In May 2021, a homeowner in Chittenden County told state bug experts they found something crawling along the ceiling, but they didn’t know what it was.
″After examining it, we were like no way, this looks like a soft tick,” said Cheryl Frank Sullivan, a tick expert at the University of Vermont.
Sullivan says the bug was sent to researchers for confirmation, and it was indeed a soft tick, more specifically, an adult bat tick.
“Naturally, this finding was very intriguing,” said Sullivan. “It turned out that that attic harbored a small colony of big brown bats.”
Vermont has more than a dozen types of ticks. All are considered “hard ticks,” meaning they have a hard shell. This is the first confirmed soft tick.
So what does this mean?
Many animals have a tick, like the moose tick. The bat tick targets bats and is usually found wherever bats are roosting. That could mean problems for homeowners who have bats living in their attics and barns.
“It has become an issue in places like Kansas and Iowa when houses have really high numbers of bats using it, which in turn increases the density of parasites that are associated with them,” said Sullivan.

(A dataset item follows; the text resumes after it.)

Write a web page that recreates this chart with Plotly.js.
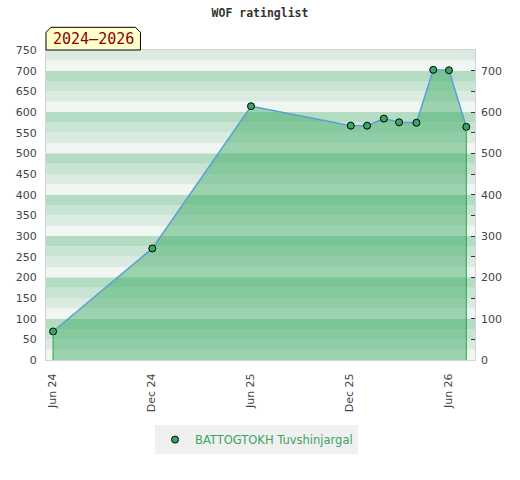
<!DOCTYPE html>
<html>
<head>
<meta charset="utf-8">
<script src="https://cdn.plot.ly/plotly-3.0.1.min.js"></script>
<style>html,body{margin:0;padding:0;background:#fff;}#chart{width:520px;height:480px;}</style>
</head>
<body>
<div id="chart"></div>
<script>
// ---- data ----
const chartTitle = 'WOF ratinglist';
const periodLabel = '2024\u20132026';
const playerName = 'BATTOGTOKH Tuvshinjargal';
const ratingDates = ['2024-06-02','2024-12-02','2025-06-02','2025-12-03','2026-01-02','2026-02-02','2026-03-02','2026-04-03','2026-05-04','2026-06-02','2026-07-04'];
const ratings = [69, 270, 614, 567, 567, 584, 575, 574, 702, 701, 564];
const xTickVals = ['2024-06-01','2024-12-01','2025-06-01','2025-12-01','2026-06-01'];
const xTickText = ['Jun 24','Dec 24','Jun 25','Dec 25','Jun 26'];
const yRange = [0, 750];
const xRange = ['2024-05-20','2026-07-20'];

// ---- background bands (decoration) ----
const bandColors = ['#f0f7f2','#dcebe2','#c7e5d2','#b3dcc3'];
const shapes = [];
for (let v = yRange[0]; v < yRange[1]; v += 25) {
  shapes.push({type:'rect', layer:'below', xref:'paper', yref:'y', x0:0, x1:1, y0:v, y1:v+25,
    fillcolor: bandColors[(v/25)%4], line:{width:0}});
}
// period badge
shapes.push({type:'path', xref:'paper', yref:'paper', layer:'above',
  path:'M0,1 L0,1.057 L0.0116,1.0732 L0.2086,1.0732 L0.2202,1.057 L0.2202,1 Z',
  fillcolor:'#ffffcc', line:{color:'#000', width:1}});

const n = ratings.length;
const green = '#3aa564';

const traces = [
  {x: ratingDates, y: ratings, type:'scatter', mode:'lines', fill:'tozeroy',
   fillcolor:'rgba(59,170,98,0.47)', line:{color:'rgba(0,0,0,0)', width:0},
   hoverinfo:'skip', showlegend:false},
  {x: [ratingDates[0], ratingDates[0], null, ratingDates[n-1], ratingDates[n-1]],
   y: [0, ratings[0], null, 0, ratings[n-1]], yaxis:'y2', type:'scatter', mode:'lines',
   line:{color:'#2ea050', width:1}, hoverinfo:'skip', showlegend:false},
  {x: ratingDates, y: ratings, type:'scatter', mode:'lines',
   line:{color:'#5a9fd8', width:1.5}, showlegend:false},
  {x: ratingDates, y: ratings, type:'scatter', mode:'markers', name: playerName,
   marker:{color: green, size:7, line:{color:'#000', width:1}}}
];

const tickFont = {family:'DejaVu Sans', size:11, color:'#444'};
const layout = {
  width:520, height:480,
  margin:{l:46, r:45, t:50, b:120},
  paper_bgcolor:'#fff', plot_bgcolor:'#fff',
  title:{text: chartTitle, x:0.5, xanchor:'center', y:0.973, yanchor:'middle',
    font:{family:'DejaVu Sans Mono', size:11.5, color:'#333', weight:'bold'}},
  xaxis:{type:'date', range:xRange, tickvals:xTickVals, ticktext:xTickText, tickangle:-90,
    showgrid:false, zeroline:false, showline:true, mirror:true, linecolor:'#d4d4d4', linewidth:1,
    ticks:'', ticklabelstandoff:8, tickfont:tickFont},
  yaxis:{range:yRange, dtick:50, tick0:0, showgrid:false, zeroline:false, showline:true, mirror:true,
    linecolor:'#d4d4d4', linewidth:1, ticks:'', ticklabelstandoff:6, tickfont:tickFont},
  yaxis2:{range:yRange, overlaying:'y', side:'right', tickvals:[0,100,200,300,400,500,600,700],
    showgrid:false, zeroline:false, showline:false, ticks:'inside', ticklen:4, tickcolor:'#333',
    minor:{dtick:50, tick0:0, ticks:'inside', ticklen:4, tickcolor:'#333', showgrid:false},
    ticklabelstandoff:5, tickfont:tickFont},
  shapes: shapes,
  annotations:[{text: periodLabel, xref:'paper', yref:'paper', x:0.1101, y:1.0366,
    xanchor:'center', yanchor:'middle', showarrow:false,
    font:{family:'DejaVu Sans Mono', size:15, color:'#8b0000'}}],
  legend:{orientation:'h', x:0.4907, xanchor:'center', y:-0.21, yanchor:'top', bgcolor:'#f0f0f0',
    itemwidth:30, font:{family:'DejaVu Sans', size:11.5, color: green}},
  showlegend:true
};

Plotly.newPlot('chart', traces, layout, {displayModeBar:false, staticPlot:true});
</script>
</body>
</html>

The ticks can carry diseases like relapsing fever.
Sullivan says it’s rare for bat ticks to go after something that isn’t a bat. However, it did happen in Chittenden County with the homeowner’s dog.
Now, researchers are trying to figure out what the bat tick means for humans, pets and even bats.
“Wildlife live with a lot of these parasites and the big thing is to make sure that we’re safely living with wildlife that we’re in close quarters with, like bats living in buildings,” said Alyssa Bennett, the bat expert with Vermont Fish & Wildlife.
Bennett says this discovery doesn’t change how to safely get or keep bats out of buildings, but there will be more work to do after they’re gone.
“Follow up with a pest control service and ask them what to do to set up some CO2 traps to look for the ticks and see if they happen to be there,” said Bennett.
Bats already aren’t a fan favorite and having a disease-carrying tick doesn’t help, but Bennett says it’s important to care about keeping bats around.
“They’re eating a ton of other bugs that we consider pests, so when you think of the emerald ash borer, big brown bats are known to eat that species. Mosquitoes, a lot of our little brown bats and Indiana bats that forage along waterways eat those species,” said Bennett.
Since the first discovery in Vermont, more were found on a bat taken in by the Vermont Bat Center. The bat tick is now in 32 states.